Jacobi Forms of Higher Index and Paramodular Groups in N=2, D=4 Compactifications of String Theory

Abstract

We associate a Jacobi form over a rank s lattice to N=2, D=4 heterotic string compactifications which have s Wilson lines at a generic point in the vector multiplet moduli space. Jacobi forms of index m=1 and m=2 have appeared earlier in the context of threshold corrections to heterotic string couplings. We emphasize that higher index Jacobi forms as well as Jacobi forms of several variables over more generic even lattices also appear and construct models in which they arise. In particular, we construct an orbifold model which can be connected to models that give index m=3, 4 or 5 Jacobi forms through the Higgsing process. Constraints from being a Jacobi form are then employed to get threshold corrections using only partial information on the spectrum. We apply this procedure for index m=3, 4 or 5 Jacobi form examples and also for Jacobi forms over A2 and A3 root lattices.
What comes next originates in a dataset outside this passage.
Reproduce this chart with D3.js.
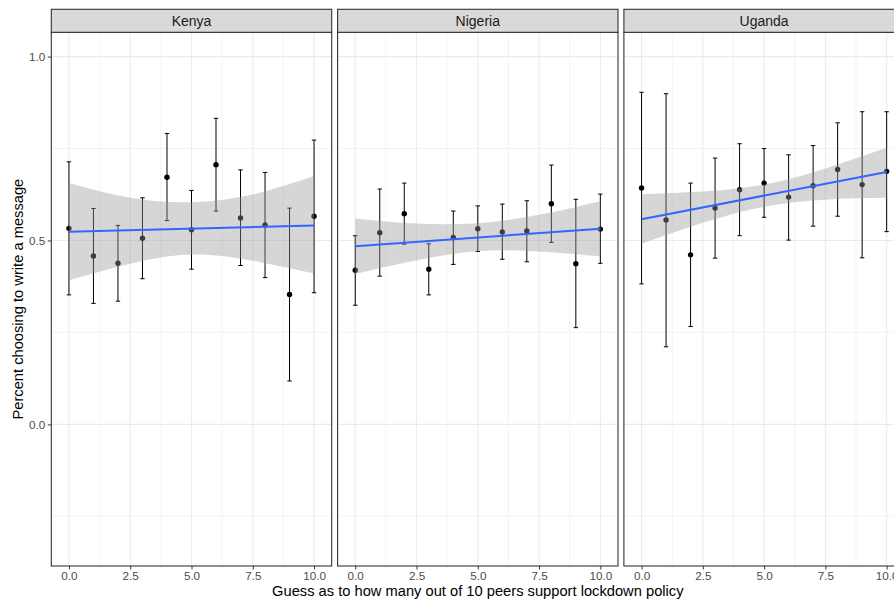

Examples with a single Wilson line are examined in detail and we display the relation of Siegel forms over a paramodular group m to these models, where m is associated with the T-duality group of the models we study. Finally, results on the heterotic string side are used to clarify the linear mapping of vector multiplet moduli to Type IIA duals without using the one-loop cubic part of the prepotential on the Type II side, and also to give predictions for the geometry of the dual Calabi-Yau manifolds.